L'intellectuel en Algérie
Dans les pays occidentaux, ce que dénonce Edward Saïd fleurit, notamment avec l'émergence du quatrième pouvoir constitué par les médias. L'affaire du Watergate a montré comment des journalistes pouvaient faire tomber le Président du plus puissant pays du monde. Certains intellectuels que Pascal Boniface qualifient de «faussaires», participent de cette dérive. Ils ont le verbe facile et l'indignation vertueuse. Ils hantent les plateaux de télévision, les radios, les tribunes des plus grands journaux, et fournissent l'onction des clercs à la machine à broyer des médias. Nous l'avons vu avec Bernard-Henri Lévy l'intellectuel tout-terrain et sa cohorte qui ont réussi dans une large mesure à imposer une vision du monde acquise à Israël. D'autres philosophes par contre, sont ignorés quand ils ne sont pas traînés devant les tribunaux.
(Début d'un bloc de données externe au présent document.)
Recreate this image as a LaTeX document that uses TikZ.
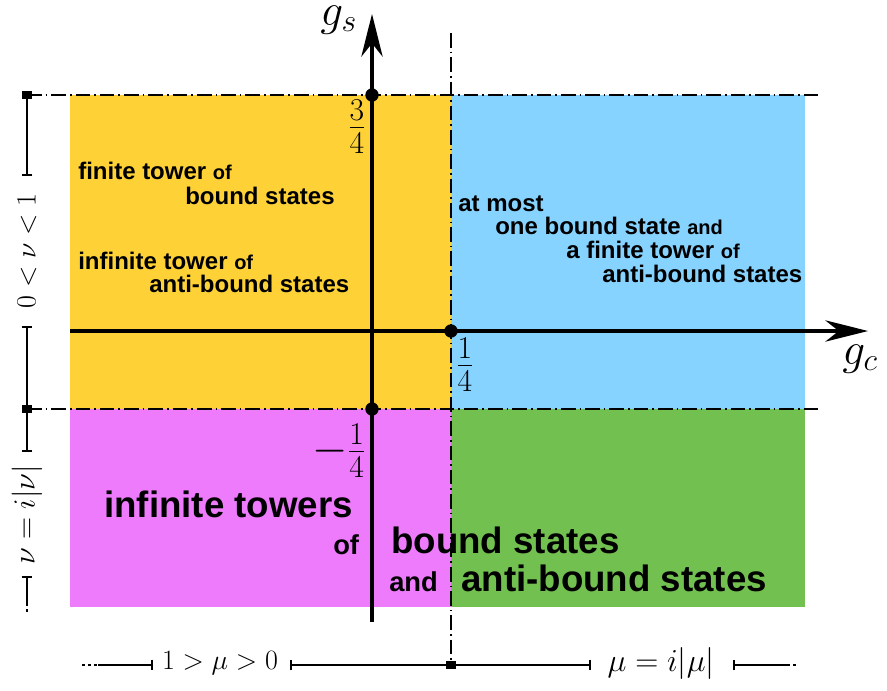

Qu'en est-il en Algérie? Beaucoup disent qu'il n'y a pas d'élites intellectuelles, il y a des individualités qui s'expriment dans les rares espaces d'expression laissés à dessein par le pouvoir pour donner le change d'une vie intellectuelle. Il n'en est rien car ceux qui sont en charge de l'éducation de l'enseignement supérieur et de la culture ont failli. Ce n'est pas le football qui permettra aux jeunes de conquérir le monde, ce n'est pas les émissions soporifiques sans lendemain qui vont structurer durablement l'imaginaire des jeunes et leur donner les clés de décodage qui vont leur éviter d'être les orages consentants de l'Internet des réseaux du danger de Facebook..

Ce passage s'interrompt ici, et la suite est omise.